Prolégomènes* au libéralisme politique - Par Patrick Aulnas

Ne jamais s’enthousiasmer pour un politicien, voter pour désigner les gouvernants en ayant conscience de refuser ainsi d’être un tyran.

L’émotivité des militants est un des grands paradoxes de la démocratie. Ils s’enthousiasment en cas de victoire d’un de leurs leaders, ils sont abattus en cas de défaite. Bras levés au ciel, trépignements, rires, cris, mais aussi mimiques de désenchantement et même pleurs s’emparent facilement des exaltés de la politique. On répliquera que le pouvoir est, avec l’argent et l’amour, une des grandes passions humaines et qu’il suscite donc des émotions fortes. La raison n’a plus sa place lorsque la passion s’empare des âmes et des cœurs. Certes, mais la démocratie suppose le primat de la raison.
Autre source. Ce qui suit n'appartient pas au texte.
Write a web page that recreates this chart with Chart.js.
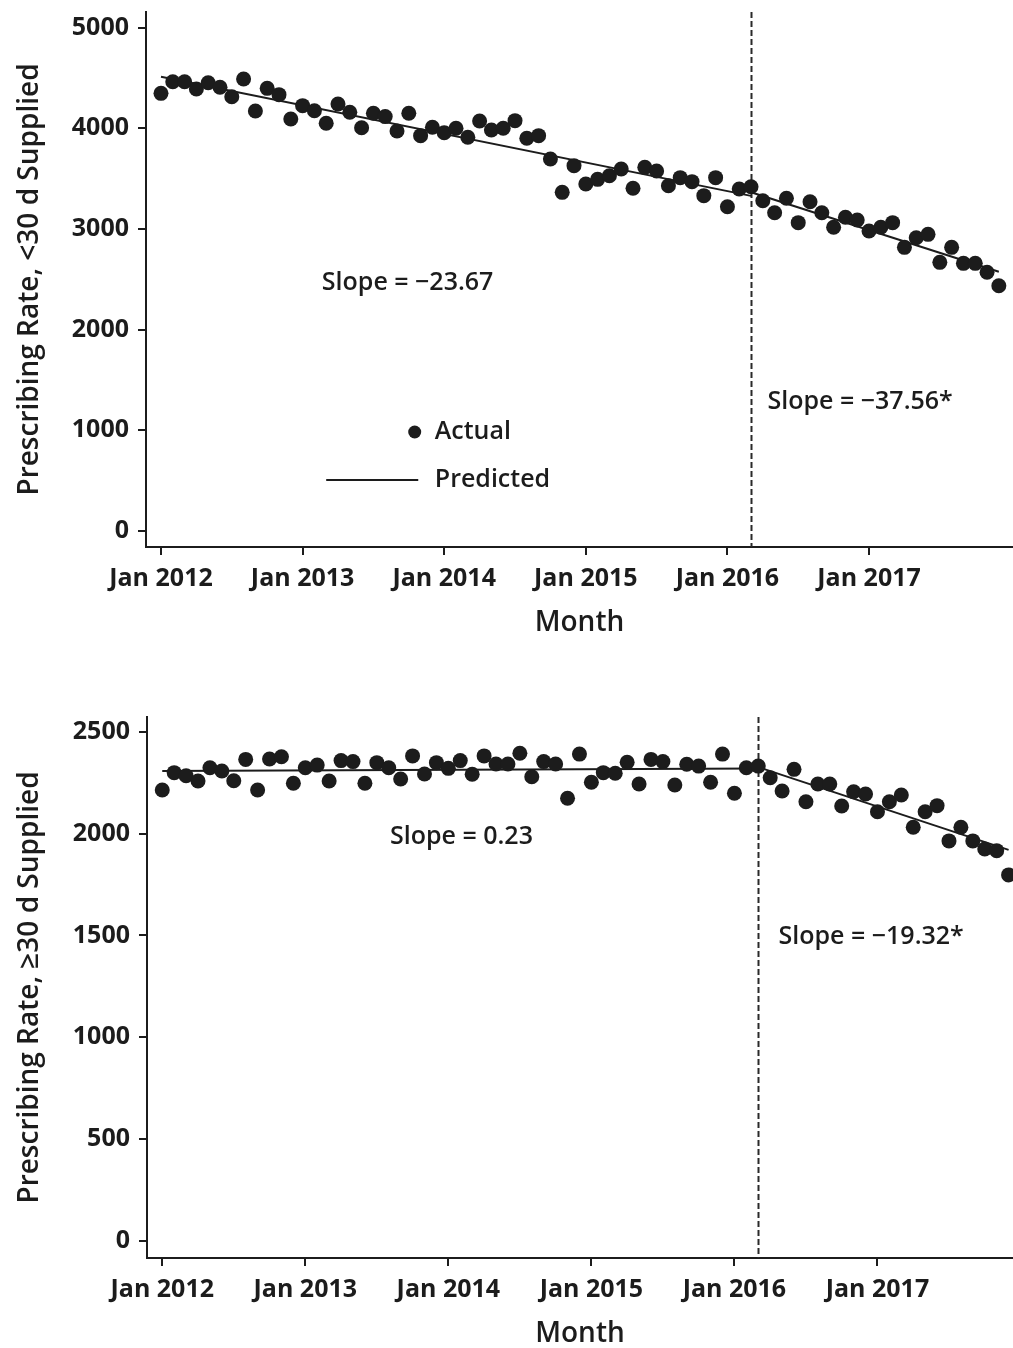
<!DOCTYPE html>
<html>
<head>
<meta charset="utf-8">
<title>Prescribing rate interrupted time series</title>
<script src="https://cdn.jsdelivr.net/npm/chart.js@4.4.1/dist/chart.umd.min.js"></script>
<style>
  body { margin: 0; background: #fff; }
  .panel { position: relative; width: 1013px; }
  canvas { display: block; }
</style>
</head>
<body>
<div class="panel" style="height:660px"><canvas id="shortChart" width="1013" height="660"></canvas></div>
<div class="panel" style="height:688px"><canvas id="longChart" width="1013" height="688"></canvas></div>
<script>
// Month index 0 = Jan 2012 ... 71 = Dec 2017
const xTickMonths = [0, 12, 24, 36, 48, 60];
const xTickLabels = ['Jan 2012', 'Jan 2013', 'Jan 2014', 'Jan 2015', 'Jan 2016', 'Jan 2017'];
const policyMonth = 50; // Mar 2016

// <30 d supplied
const shortTicks = [0, 1000, 2000, 3000, 4000, 5000];
const shortActual = [
  4346, 4462, 4462, 4389, 4452, 4406, 4313, 4489, 4171, 4396, 4333, 4091,
  4224, 4174, 4049, 4240, 4158, 4005, 4148, 4115, 3972, 4148, 3926, 4009,
  3956, 3999, 3910, 4072, 3982, 3999, 4075, 3900, 3926, 3694, 3363, 3628,
  3446, 3492, 3528, 3595, 3403, 3611, 3575, 3429, 3509, 3469, 3330, 3509,
  3220, 3396, 3419, 3280, 3161, 3304, 3062, 3270, 3161, 3016, 3115, 3088,
  2979, 3016, 3062, 2817, 2912, 2946, 2668, 2817, 2658, 2658, 2569, 2436
];
const shortPredPre = [[0, 4511], [50, 3328]];
const shortPredPost = [[50, 3364], [71, 2575]];

// >=30 d supplied
const longTicks = [0, 500, 1000, 1500, 2000, 2500];
const longActual = [
  2214, 2299, 2284, 2258, 2323, 2307, 2259, 2364, 2214, 2366, 2377, 2247,
  2323, 2336, 2258, 2358, 2353, 2247, 2348, 2323, 2268, 2381, 2292, 2348,
  2320, 2358, 2291, 2381, 2341, 2341, 2394, 2279, 2353, 2341, 2173, 2390,
  2252, 2299, 2296, 2350, 2243, 2364, 2353, 2238, 2340, 2331, 2252, 2390,
  2198, 2323, 2331, 2274, 2209, 2315, 2156, 2243, 2243, 2135, 2205, 2194,
  2107, 2156, 2189, 2031, 2107, 2137, 1964, 2031, 1964, 1924, 1916, 1797
];
const longPredPre = [[0, 2307], [50, 2319]];
const longPredPost = [[50, 2326], [71, 1920]];

const INK = '#1c1c1c';
const FONT = '"Open Sans", "Noto Sans", sans-serif';

const toPoints = arr => arr.map((v, i) => ({ x: i, y: v }));
const toLine = arr => arr.map(p => ({ x: p[0], y: p[1] }));

// dashed interruption line, slope labels and the legend
const panelNotes = {
  id: 'panelNotes',
  beforeDatasetsDraw(chart, args, opts) {
    const { ctx, chartArea, scales: { x } } = chart;
    const px = Math.round(x.getPixelForValue(opts.breakMonth)) + 0.5;
    ctx.save();
    ctx.strokeStyle = '#2a2a2a';
    ctx.lineWidth = 2;
    ctx.setLineDash([6, 3]);
    ctx.beginPath();
    ctx.moveTo(px, chartArea.top);
    ctx.lineTo(px, chartArea.bottom);
    ctx.stroke();
    ctx.restore();
  },
  afterDatasetsDraw(chart, args, opts) {
    const { ctx, scales: { x, y } } = chart;
    ctx.save();
    ctx.fillStyle = INK;
    ctx.font = '600 25px ' + FONT;
    ctx.textBaseline = 'middle';
    opts.notes.forEach(n => {
      ctx.textAlign = n.align;
      ctx.fillText(n.text, x.getPixelForValue(n.x), y.getPixelForValue(n.y));
    });
    if (opts.legend) {
      const lg = opts.legend;
      ctx.beginPath();
      ctx.arc(x.getPixelForValue(lg.dotX), y.getPixelForValue(lg.actualY), 6.5, 0, Math.PI * 2);
      ctx.fill();
      ctx.strokeStyle = INK;
      ctx.lineWidth = 2;
      ctx.beginPath();
      ctx.moveTo(x.getPixelForValue(lg.lineX[0]), y.getPixelForValue(lg.predY));
      ctx.lineTo(x.getPixelForValue(lg.lineX[1]), y.getPixelForValue(lg.predY));
      ctx.stroke();
      ctx.textAlign = 'left';
      ctx.fillText('Actual', x.getPixelForValue(lg.textX), y.getPixelForValue(lg.actualY));
      ctx.fillText('Predicted', x.getPixelForValue(lg.textX), y.getPixelForValue(lg.predY));
    }
    ctx.restore();
  }
};

function buildChart(id, cfg) {
  const lineStyle = { showLine: true, borderColor: INK, borderWidth: 2, pointRadius: 0, fill: false };
  return new Chart(document.getElementById(id), {
    type: 'scatter',
    data: {
      datasets: [
        { label: 'Actual', data: toPoints(cfg.actual), pointRadius: 7.5, pointBackgroundColor: INK, pointBorderWidth: 0 },
        Object.assign({ label: 'Predicted' }, lineStyle, { data: toLine(cfg.pre) }),
        Object.assign({ label: 'Predicted post' }, lineStyle, { data: toLine(cfg.post) })
      ]
    },
    options: {
      responsive: false,
      animation: false,
      layout: { autoPadding: false, padding: { top: cfg.top, left: 0, right: 0, bottom: 0 } },
      plugins: {
        legend: { display: false },
        tooltip: { enabled: false },
        panelNotes: { breakMonth: policyMonth, notes: cfg.notes, legend: cfg.legend }
      },
      scales: {
        x: {
          type: 'linear',
          min: cfg.xMin,
          max: cfg.xMax,
          afterBuildTicks: s => { s.ticks = xTickMonths.map(v => ({ value: v })); },
          afterFit: s => { s.height = cfg.xHeight; s.paddingLeft = 0; s.paddingRight = 0; },
          ticks: {
            callback: (v, i) => xTickLabels[i],
            autoSkip: false,
            maxRotation: 0,
            padding: 9,
            color: INK,
            font: { family: FONT, size: 25, weight: '700' }
          },
          grid: { drawOnChartArea: false, tickLength: 8, color: INK, lineWidth: 2 },
          border: { display: true, color: INK, width: 2 },
          title: {
            display: true,
            text: 'Month',
            color: INK,
            padding: { top: 0, bottom: cfg.monthPad },
            font: { family: FONT, size: 28, weight: '600', lineHeight: 1 }
          }
        },
        y: {
          min: cfg.yMin,
          max: cfg.yMax,
          afterBuildTicks: s => { s.ticks = cfg.yTicks.map(v => ({ value: v })); },
          afterFit: s => { s.width = cfg.yWidth; s.paddingTop = 0; s.paddingBottom = 0; },
          ticks: {
            callback: v => String(v),
            padding: 9,
            color: INK,
            font: { family: FONT, size: 25, weight: '700' }
          },
          grid: { drawOnChartArea: false, tickLength: 8, color: INK, lineWidth: 2 },
          border: { display: true, color: INK, width: 2 },
          title: {
            display: true,
            text: cfg.yTitle,
            color: INK,
            padding: { top: 16, bottom: 0 },
            font: { family: FONT, size: 28, weight: '600', lineHeight: 1 }
          }
        }
      }
    },
    plugins: [panelNotes]
  });
}

buildChart('shortChart', {
  actual: shortActual, pre: shortPredPre, post: shortPredPost,
  yTicks: shortTicks, yMin: -159, yMax: 5154,
  xMin: -1.27, xMax: 72.2,
  top: 12, xHeight: 113, yWidth: 146, monthPad: 23,
  yTitle: 'Prescribing Rate, <30 d Supplied',
  notes: [
    { text: 'Slope = \u221223.67', x: 20.9, y: 2463, align: 'center' },
    { text: 'Slope = \u221237.56*', x: 51.4, y: 1281, align: 'left' }
  ],
  legend: { dotX: 21.5, textX: 23.2, lineX: [14.0, 21.8], actualY: 983, predY: 506 }
});

buildChart('longChart', {
  actual: longActual, pre: longPredPre, post: longPredPost,
  yTicks: longTicks, yMin: -83, yMax: 2572,
  xMin: -1.28, xMax: 71.37,
  top: 57, xHeight: 90, yWidth: 147, monthPad: 0,
  yTitle: 'Prescribing Rate, \u226530 d Supplied',
  notes: [
    { text: 'Slope = 0.23', x: 25.1, y: 1983, align: 'center' },
    { text: 'Slope = \u221219.32*', x: 51.7, y: 1493, align: 'left' }
  ],
  legend: null
});
</script>
</body>
</html>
Pas d’enthousiasme pour les dirigeants

Je n’ai jamais pu m’enthousiasmer pour un politicien, aussi brillant soit-il. La raison en est simple : il propose de gouverner, c’est-à-dire d’exercer un pouvoir auquel je n’échapperai pas. Pourquoi donc irai-je applaudir quelqu’un qui veut me diriger ? J’ai bien conscience de la nécessité du pouvoir dans toute société humaine. Dans les États-nations contemporains, une organisation complexe et très hiérarchisée est indispensable. Mais c’est un mal nécessaire, une fatalité qui s’est abattue sur l’espèce humaine au cours de son histoire. Ses progrès cognitifs l’ont conduite à des structures sociales complexes et, par suite, à un pouvoir politique ultrapuissant, même dans les démocraties. Le pouvoir est toujours à la recherche de sa propre puissance, écrivait Bertrand de Jouvenel. La démocratie limite grandement son arbitraire mais n’entrave pas sa puissance.

Il s’agit donc, de toute évidence, de limiter le pouvoir ; et la première condition pour y parvenir suppose que les citoyens n’adulent pas leurs dirigeants et encore moins ceux qui prétendent les remplacer. Il faut se défier des politiciens tout en ayant conscience de leur nécessité. Les respecter lorsqu’ils sont respectables, les sanctionner sans ménagement lorsqu’ils ne le sont pas, politiquement ou juridiquement. Mais il ne faut jamais sombrer dans la ferveur politicienne, instrument de conquête du pouvoir.